Mr Tan Boon Kee plies his trade in a back alley behind a row of pre-war shop houses on Aliwal Street, near Arab Street. The 66-year-old is a barber, and this is his hair salon. But don’t expect any fancy service. Customers sit on an antique barber’s chair as Mr Tan uses an equally antique razor to shave their heads. No disposable blades, no high-tech electric razors. Rain or shine, Mr Tan quietly sits under his battered plywood roof, waiting for customers. Despite his age, he still puts in nine hours a day, five days a week at his “salon”, he sees about 10 patrons a day.
For just $6, a customer gets a haircut, a shave and his nose hair trimmed. Some customers have asked for a shampoo, but he doesn’t do that. Mr Tan said: “If they are happy with my service, they will come back.” His long-time friend, Mr Johnny Koh, 64, joked: “Old people don’t need to be well groomed. Any type of haircut will do.” Mr Tan’s customers are from all over the island – Some arrive on motorbikes from as far as Jurong.
Some go to him because the price is right, some are old customers who do not want a change. But all of the mask for just a simple crew cut. “Most of them are old. Young people will not want to come here,” said Mr Tan. “There is no air-con and no fan. It is so hot.” Indeed, his sparsely decorated makeshift stall doesn’t even have an electrical outlet. His hair trimmer is manually operated. The only electrical appliance is a battery-operated radio and a table-top clock.
He is familiar with this back lane. Back in the early 1970s, he came here twice a week to visit his father, who was a barber here. There were more than 10 other barbers here then. He became a barber’s apprentice when he was 16 years old. Being a carefree youth, he moved from shop to shop whenever he felt like it. But when his father retired in 1993, he took over the stall. “There were three Chinese and five Malay barbers (at that time),” he remembered. Now he is the only one left. The others have retired or died.

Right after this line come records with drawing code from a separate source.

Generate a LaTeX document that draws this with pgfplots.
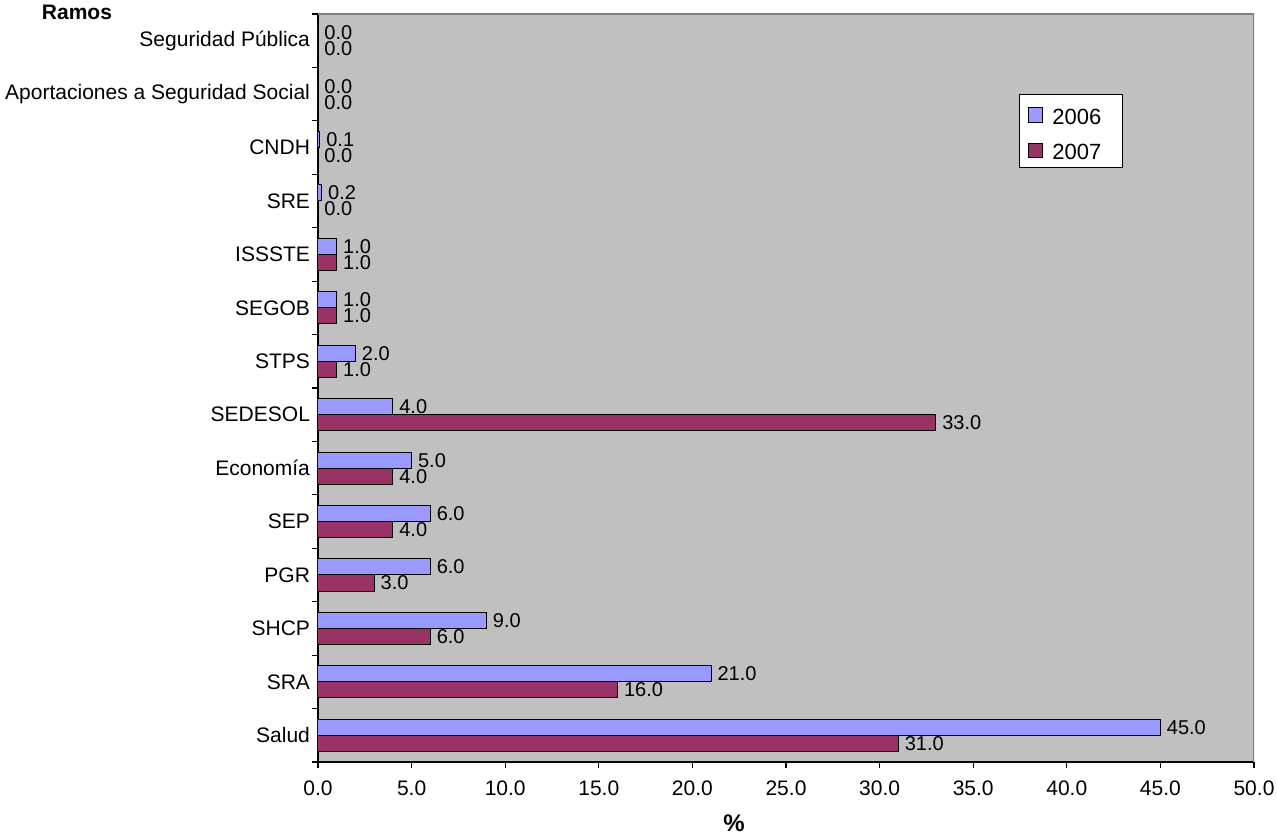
\documentclass[border=0pt]{standalone}
\usepackage{fontspec}
\setmainfont{Liberation Sans}
\usepackage{pgfplots}
\pgfplotsset{compat=1.18}
\definecolor{c2006}{HTML}{9999FF}
\definecolor{c2007}{HTML}{993366}
\definecolor{plotbg}{HTML}{C0C0C0}
\definecolor{frame}{HTML}{808080}
\begin{document}
\begin{tikzpicture}[font=\fontsize{10.5}{12.6}\selectfont]
\useasboundingbox (-159pt,-36pt) rectangle (479.5pt,381pt);
\begin{axis}[
  at={(0,0)}, anchor=south west,
  scale only axis, width=468pt, height=374pt,
  xbar, bar width=0.3,
  xmin=0, xmax=50, ymin=-0.5, ymax=13.5,
  axis background/.style={fill=plotbg},
  axis x line*=bottom, axis y line*=left,
  axis line style={black, line width=0.6pt},
  tick align=outside,
  major tick length=3pt, minor tick length=3pt,
  tick style={black, line width=0.6pt},
  xtick={0,5,...,50},
  xticklabel style={yshift=-3pt, /pgf/number format/.cd, fixed, fixed zerofill, precision=1},
  /pgf/number format/assume math mode=true,
  ytick={0,...,13},
  yticklabels={Salud,SRA,SHCP,PGR,SEP,Economía,SEDESOL,STPS,SEGOB,ISSSTE,SRE,CNDH,Aportaciones a Seguridad Social,Seguridad Pública},
  yticklabel style={xshift=2.5pt},
  every major y tick/.append style={draw=none},
  minor ytick={-0.5,0.5,...,13.5},
  point meta=x,
  nodes near coords,
  every node near coord/.append style={font=\fontsize{10}{12}\selectfont, inner xsep=3pt, /pgf/number format/.cd, fixed, fixed zerofill, precision=1, /pgf/number format/assume math mode=true},
  legend cell align=left,
  legend image code/.code={\draw[#1, draw=black, line width=0.5pt] (0pt,-4.4pt) rectangle (7.4pt,2.8pt);},
  legend style={at={(0.749,0.893)}, anchor=north west, draw=black, line width=0.5pt, fill=white,
    font=\fontsize{11}{13.2}\selectfont,
    inner xsep=4pt, inner ysep=0.35pt, row sep=-0.8pt,
    nodes={inner xsep=4.5pt, inner ysep=3.67pt, text height=11pt, text depth=0pt}},
]
\addplot[fill=c2006, draw=black, line width=0.5pt, bar shift=0.15] coordinates {
(45,0) (21,1) (9,2) (6,3) (6,4) (5,5) (4,6) (2,7) (1,8) (1,9) (0.2,10) (0.1,11) (0,12) (0,13)};
\addplot[fill=c2007, draw=black, line width=0.5pt, bar shift=-0.15] coordinates {
(31,0) (16,1) (6,2) (3,3) (4,4) (4,5) (33,6) (1,7) (1,8) (1,9) (0,10) (0,11) (0,12) (0,13)};
\legend{2006\kern2pt,2007\kern2pt}
\draw[frame, line width=0.6pt] (rel axis cs:0,1) -- (rel axis cs:1,1) -- (rel axis cs:1,0);
\end{axis}
\node[anchor=base, font=\fontsize{10.5}{12.6}\selectfont\bfseries] at (-120.5pt,371pt) {Ramos};
\node[anchor=base, font=\fontsize{12}{14}\selectfont\bfseries] at (208pt,-34.5pt) {\%};
\end{tikzpicture}
\end{document}
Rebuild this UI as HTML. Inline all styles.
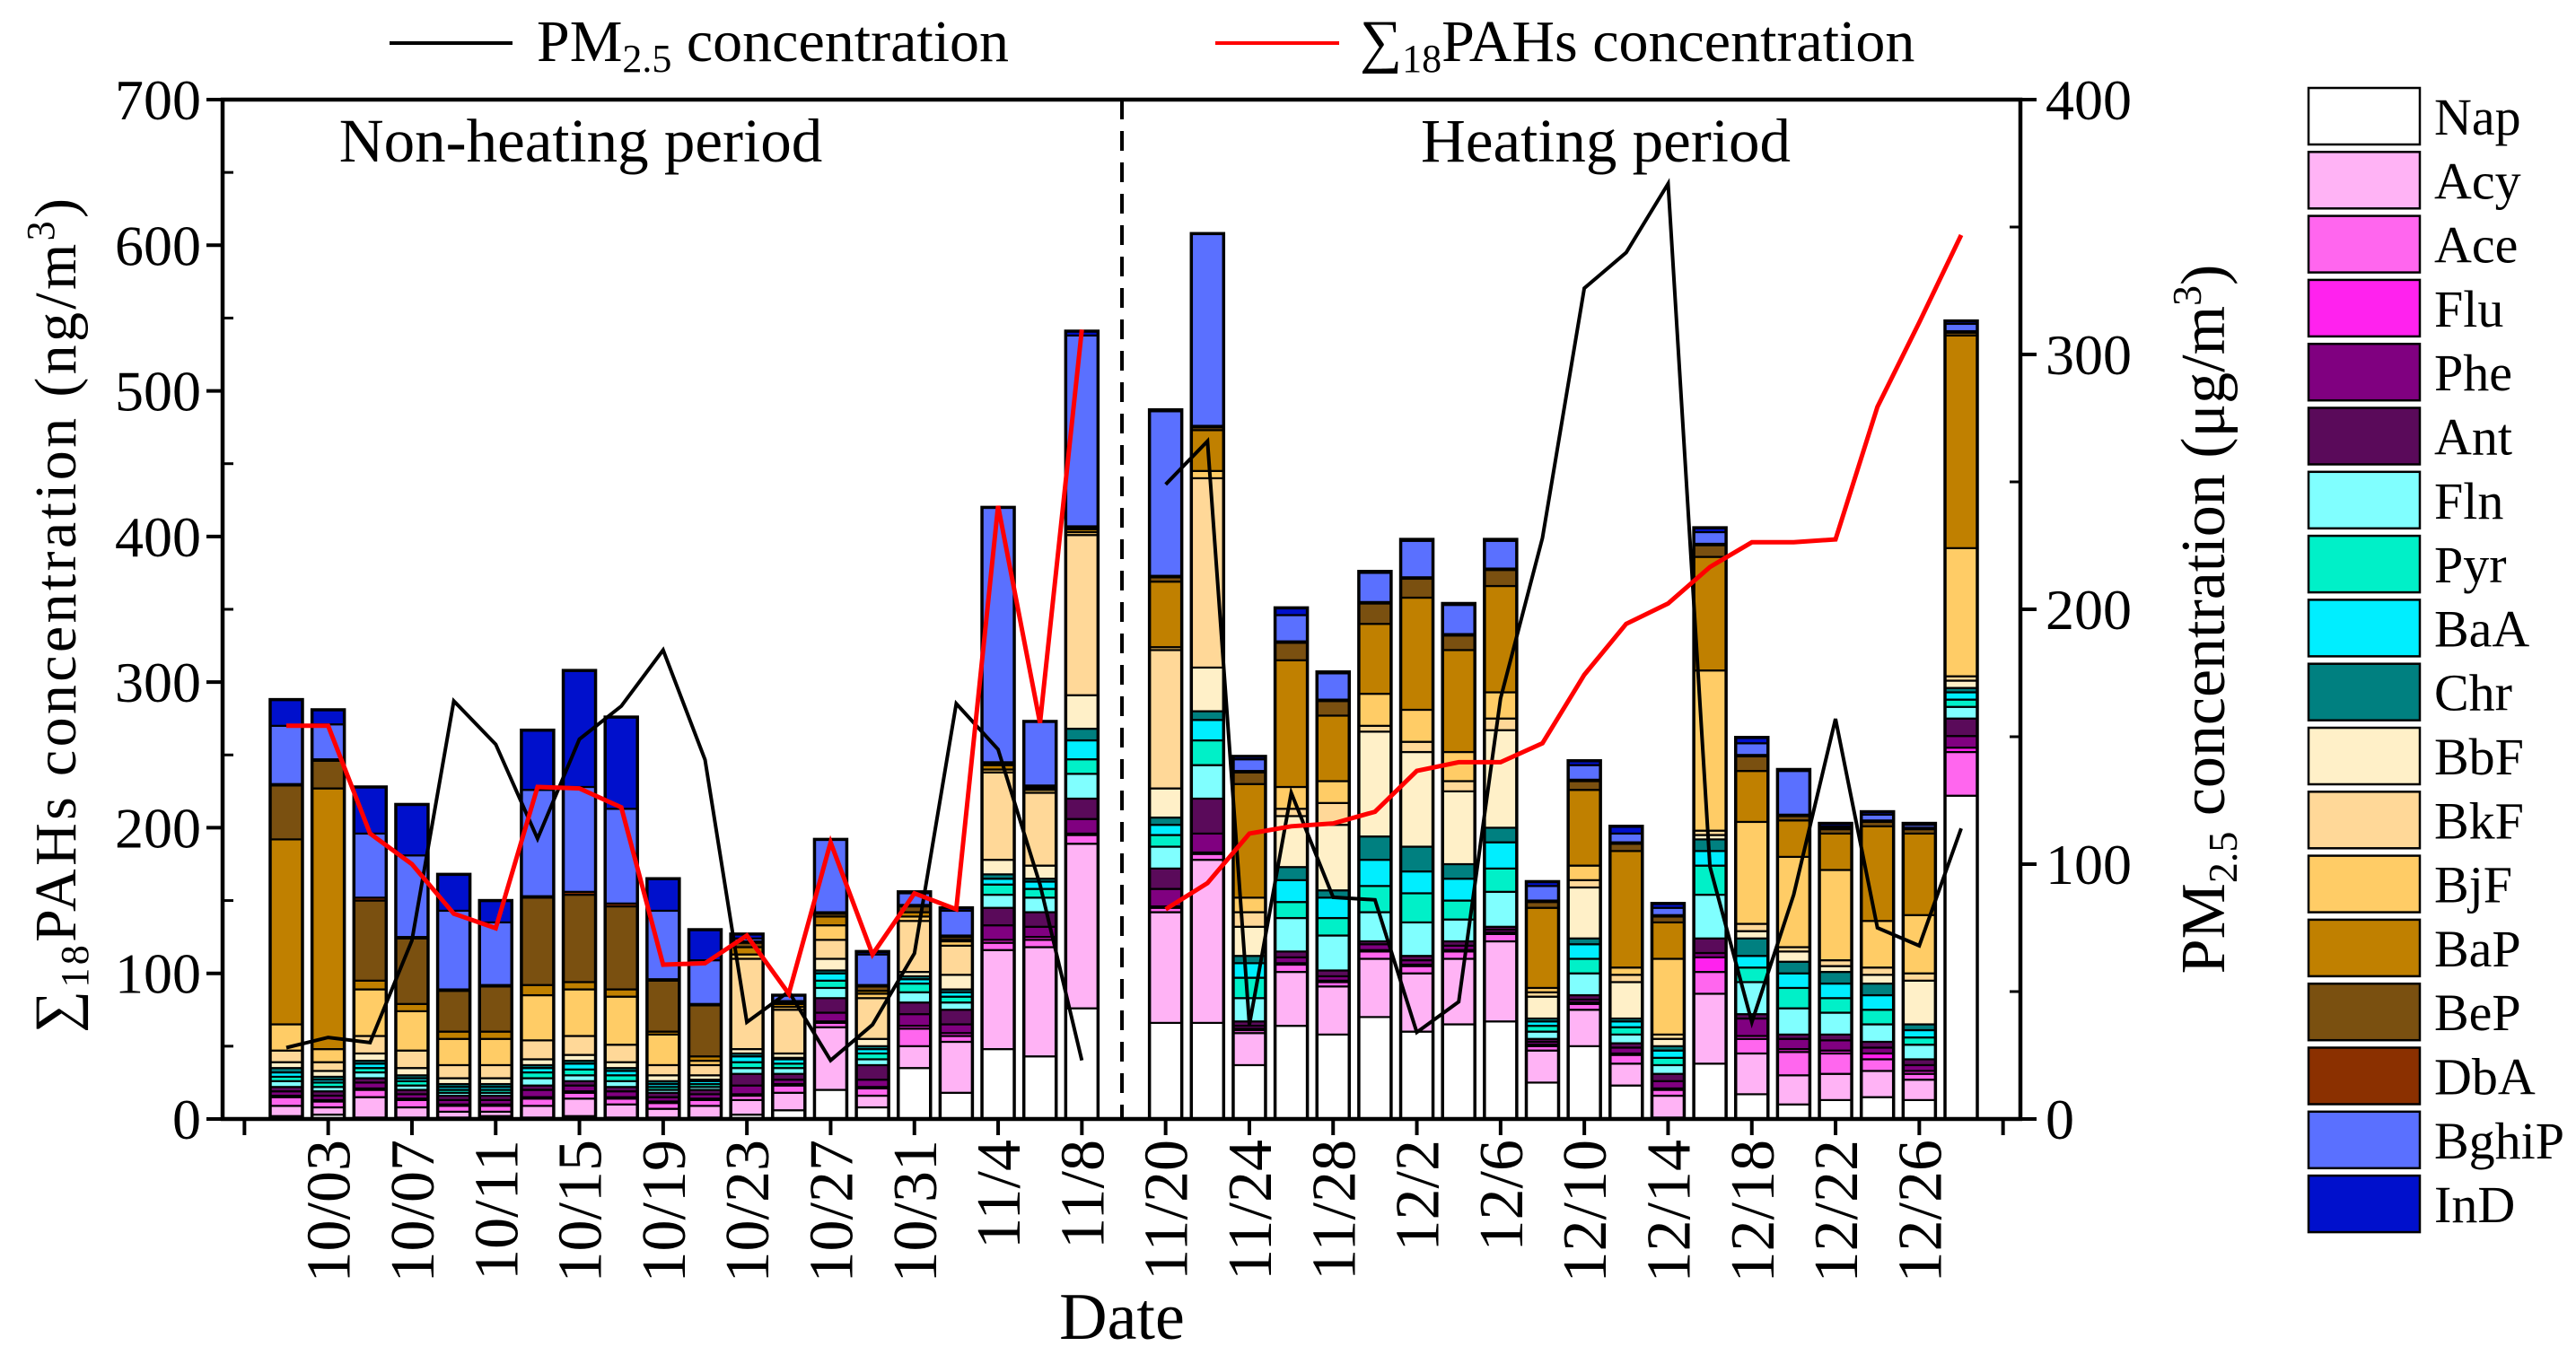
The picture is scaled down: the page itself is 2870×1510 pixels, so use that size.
<!DOCTYPE html>
<html><head><meta charset="utf-8"><style>
html,body{margin:0;padding:0;background:#fff}
svg{display:block}
text{font-family:"Liberation Serif",serif;fill:#000}
</style></head><body>
<svg id="chart" width="2870" height="1510" viewBox="0 0 2870 1510" xmlns="http://www.w3.org/2000/svg">
<g id="bars"></g>
<g id="lines"></g>
<g id="axes"></g>
<g id="legend"></g>
</svg>
<script>
const species=["Nap","Acy","Ace","Flu","Phe","Ant","Fln","Pyr","BaA","Chr","BbF","BkF","BjF","BaP","BeP","DbA","BghiP","InD"];
const speciesColors=["#ffffff","#ffb3f5","#ff66ee","#ff22ee","#800080","#5a0a5a","#80ffff","#00f0c8","#00eeff","#008080","#fff0c8","#ffd898","#ffcc66","#c08000","#7a5010","#8b3000","#5a70ff","#0010cc"];
const dateLabels=["10/03","10/07","10/11","10/15","10/19","10/23","10/27","10/31","11/4","11/8","11/20","11/24","11/28","12/2","12/6","12/10","12/14","12/18","12/22","12/26"];
const nonHeatingBars=[
[2,7,6,1,3,3,4,3,3,3,4,8,18,127,37,1,40,18],
[3,5,4,1,3,3,3,3,2,2,4,6,9,179,19,1,24,10],
[1,14,5,1,4,3,4,3,3,2,5,12,32,6,55,2,44,32],
[1,7,5,1,3,3,3,3,2,2,5,12,27,5,45,1,56,35],
[1,4,4,1,3,3,2,2,2,2,4,9,18,5,28,1,54,25],
[2,3,4,1,3,3,2,2,2,2,4,9,18,5,31,1,43,15],
[1,8,5,1,5,3,5,4,3,2,4,13,31,7,60,1,73,41],
[2,12,4,1,4,3,4,4,4,2,4,13,32,5,60,2,72,80],
[1,9,4,1,4,3,4,4,3,2,4,12,33,5,57,2,65,63],
[1,6,4,1,3,3,2,2,2,2,4,7,21,2,35,1,47,22],
[1,8,4,1,3,3,2,2,2,1,3,7,3,3,35,1,30,21],
[3,10,3,1,6,8,4,4,4,2,3,62,3,5,3,1,2,3],
[6,12,5,1,3,4,4,3,3,1,3,30,2,2,1,1,4,0],
[20,43,3,1,6,10,7,5,5,2,8,13,10,6,2,1,50,0],
[8,8,5,1,5,10,4,4,3,2,5,28,3,2,3,1,21,2],
[35,15,12,2,8,8,7,6,3,2,3,35,3,3,4,1,8,1],
[18,35,4,2,6,10,5,4,3,2,10,20,3,1,2,1,17,2],
[48,68,5,2,10,12,9,7,4,3,10,60,2,3,1,1,175,0],
[43,75,5,2,7,10,10,6,5,2,9,50,2,1,1,1,44,0],
[76,113,6,1,10,14,17,10,13,8,23,110,2,2,1,1,131,3]];
const heatingBars=[
[66,76,3,1,12,14,15,8,7,5,20,95,2,45,3,1,113,1],
[66,112,4,1,13,24,23,17,14,6,30,130,5,28,2,1,132,0],
[37,22,2,1,2,3,16,14,10,5,20,10,10,78,8,1,8,2],
[64,37,5,1,4,4,23,11,15,9,35,5,15,87,12,1,18,5],
[58,33,3,1,3,4,24,12,14,5,45,15,15,45,10,1,18,1],
[70,40,5,1,4,2,20,18,18,16,72,4,22,48,14,1,20,1],
[60,40,5,1,3,3,23,20,15,17,65,7,22,77,13,1,25,1],
[65,45,5,1,3,3,15,13,15,10,50,7,20,70,10,1,20,1],
[67,55,5,1,2,2,24,16,18,10,67,8,18,73,11,1,19,1],
[25,22,3,1,2,2,5,4,3,2,15,3,3,55,4,1,10,3],
[50,25,4,1,2,3,15,10,10,4,35,5,10,52,6,1,10,3],
[23,15,6,1,4,3,6,5,4,2,25,5,5,80,5,1,6,5],
[1,15,4,1,5,5,6,5,5,3,5,3,52,25,4,1,5,3],
[38,48,15,10,3,10,30,20,10,8,3,3,110,78,8,1,8,3],
[17,28,10,2,12,3,22,10,8,12,5,5,70,35,10,1,8,4],
[10,20,16,2,7,3,18,14,10,8,7,3,62,25,3,1,30,1],
[13,18,14,2,7,4,15,10,10,8,4,4,62,25,3,1,1,2],
[15,18,8,4,4,4,12,10,10,8,6,5,32,65,3,1,4,2],
[13,14,4,2,4,4,10,5,5,4,30,5,40,56,3,1,2,1],
[222,0,30,3,8,12,8,5,5,3,5,3,88,146,2,1,5,2]];
const pm25NonHeating=[28,32,30,70,164,147,110,149,162,184,141,38,50,23,37,65,163,145,92,23];
const pm25Heating=[249,266,37,128,87,86,34,46,165,228,326,340,367,99,38,88,157,75,68,114];
const pahsNonHeating=[270,270,196,175,141,131,228,227,214,106,107,126,86,190,113,155,144,421,272,542];
const pahsHeating=[144,162,196,201,203,211,239,245,245,258,305,340,354,379,396,396,398,489,547,607];
const leftTicks=[0,100,200,300,400,500,600,700];
const rightTicks=[0,100,200,300,400];

const NS="http://www.w3.org/2000/svg";
const X0=248,X1=2251,YT=111,YB=1247;
function xSlot(k){return 319+46.65*k;}
function yL(v){return YB-(v/700)*(YB-YT);}
function yR(v){return YB-(v/400)*(YB-YT);}
function mk(tag,attrs,parent){const e=document.createElementNS(NS,tag);for(const k in attrs)e.setAttribute(k,attrs[k]);parent.appendChild(e);return e;}

const gB=document.getElementById('bars');
const allBars=nonHeatingBars.map((b,i)=>({b,k:i})).concat(heatingBars.map((b,i)=>({b,k:21+i})));
const BW=36;
allBars.forEach((o,bi)=>{
  const g=mk('g',{},gB);
  
  
  let cum=0;const cx=xSlot(o.k);
  o.b.forEach((v,si)=>{
    if(v<=0)return;
    const y1=yL(cum),y2=yL(cum+v);
    const r=mk('rect',{x:cx-BW/2,y:y2,width:BW,height:y1-y2,fill:speciesColors[si],stroke:'#000','stroke-width':2.2},g);
    
    
    cum+=v;
  });
  const out=mk('rect',{x:cx-BW/2,y:yL(cum),width:BW,height:YB-yL(cum),fill:'none',stroke:'#000','stroke-width':3.5},g);
  
  
});

const gL=document.getElementById('lines');
function poly(vals,offset,yf,color,name){
  const pts=vals.map((v,i)=>xSlot(offset+i).toFixed(1)+','+yf(v).toFixed(1)).join(' ');
  const p=mk('polyline',{points:pts,fill:'none',stroke:color,'stroke-width':color==='#000'?4:5,'stroke-linejoin':'miter'},gL);
  
  
}
poly(pm25NonHeating,0,yR,'#000','pm25-line-nonheating');
poly(pm25Heating,21,yR,'#000','pm25-line-heating');
poly(pahsNonHeating,0,yL,'#ff0000','pahs-line-nonheating');
poly(pahsHeating,21,yL,'#ff0000','pahs-line-heating');

const gA=document.getElementById('axes');
const frame=mk('path',{d:`M${X0},${YT}H${X1}V${YB}H${X0}Z`,fill:'none',stroke:'#000','stroke-width':4.5},gA);


const dl=mk('line',{x1:1250,y1:YT,x2:1250,y2:YB,stroke:'#000','stroke-width':4,'stroke-dasharray':'22,13'},gA);


leftTicks.forEach(v=>{
  mk('line',{x1:X0-18,y1:yL(v),x2:X0,y2:yL(v),stroke:'#000','stroke-width':4},gA);
  if(v<700)mk('line',{x1:X0,y1:yL(v+50),x2:X0+12,y2:yL(v+50),stroke:'#000','stroke-width':3},gA);
  const t=mk('text',{x:X0-24,y:yL(v)+22,'text-anchor':'end','font-size':64},gA);
  t.textContent=v;
  
  
});
rightTicks.forEach(v=>{
  mk('line',{x1:X1,y1:yR(v),x2:X1+18,y2:yR(v),stroke:'#000','stroke-width':4},gA);
  if(v<400)mk('line',{x1:X1-12,y1:yR(v+50),x2:X1,y2:yR(v+50),stroke:'#000','stroke-width':3},gA);
  const t=mk('text',{x:X1+28,y:yR(v)+22,'text-anchor':'start','font-size':64},gA);
  t.textContent=v;
  
  
});
const tickSlots=[-1];for(let k=1;k<=19;k+=2)tickSlots.push(k);for(let k=21;k<=41;k+=2)tickSlots.push(k);
tickSlots.forEach(k=>mk('line',{x1:xSlot(k),y1:YB,x2:xSlot(k),y2:YB+18,stroke:'#000','stroke-width':4},gA));
const labelSlots=[1,3,5,7,9,11,13,15,17,19,21,23,25,27,29,31,33,35,37,39];
dateLabels.forEach((d,i)=>{
  const x=xSlot(labelSlots[i])+24,y=1270;
  const t=mk('text',{x:x,y:y,'text-anchor':'end','font-size':70,transform:`rotate(-90 ${x} ${y})`},gA);
  t.textContent=d;
  
  
});
</script>
<svg style="position:absolute;left:0;top:0" width="2870" height="1510">
<text x="1250" y="1492" text-anchor="middle" font-size="74">Date</text>
<text transform="translate(84,686) rotate(-90)" text-anchor="middle" font-size="66" textLength="930">∑<tspan font-size="44" dy="14">18</tspan><tspan dy="-14">PAHs concentration (ng/m</tspan><tspan font-size="44" dy="-24">3</tspan><tspan dy="24">)</tspan></text>
<text transform="translate(2478,690) rotate(-90)" text-anchor="middle" font-size="70">PM<tspan font-size="46" dy="14">2.5</tspan><tspan dy="-14"> concentration (μg/m</tspan><tspan font-size="46" dy="-26">3</tspan><tspan dy="26">)</tspan></text>
<text x="647" y="180" text-anchor="middle" font-size="69">Non-heating period</text>
<text x="1789" y="180" text-anchor="middle" font-size="69">Heating period</text>
<g>
<line x1="434" y1="48" x2="571" y2="48" stroke="#000" stroke-width="4"/>
<text x="598" y="68" font-size="66">PM<tspan font-size="44" dy="12">2.5</tspan><tspan dy="-12"> concentration</tspan></text>
<line x1="1354" y1="48" x2="1492" y2="48" stroke="#f00" stroke-width="4"/>
<text x="1515" y="68" font-size="66">∑<tspan font-size="44" dy="12">18</tspan><tspan dy="-12">PAHs concentration</tspan></text>
</g>
<g id="spLegend"></g>
</svg>
<script>
(function(){
  const g=document.getElementById('spLegend');
  const NS2="http://www.w3.org/2000/svg";
  species.forEach((s,i)=>{
    const y=98+i*71.3;
    const r=document.createElementNS(NS2,'rect');
    r.setAttribute('x',2572);r.setAttribute('y',y);r.setAttribute('width',124);r.setAttribute('height',63);
    r.setAttribute('fill',speciesColors[i]);r.setAttribute('stroke','#000');r.setAttribute('stroke-width',2.5);
    
    
    g.appendChild(r);
    const t=document.createElementNS(NS2,'text');
    t.setAttribute('x',2712);t.setAttribute('y',y+52);t.setAttribute('font-size',58);
    t.setAttribute('font-family','Liberation Serif, serif');
    t.textContent=s;
    
    
    g.appendChild(t);
  });
})();
</script>
</body></html>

Some years ago, the Government tried to clean up the back alley. Unable to find alternative locations for their stalls, the barbers sought help from their then MP, Mr Loh Meng See. Mr Loh helped them to write a letter to the authorities, which then let them continue their trade. They could work until they retired. But no new barbers were allowed to operate in the same way there. “I don’t think the authorities will chase us away. I believe they will let me work until I retire,” Mr Tan said. He now pays a monthly rent of $60.
Asked when he would retire, he replied: “I will work here for as long as I can. If I suddenly fall sick and cannot work, then I am finished.”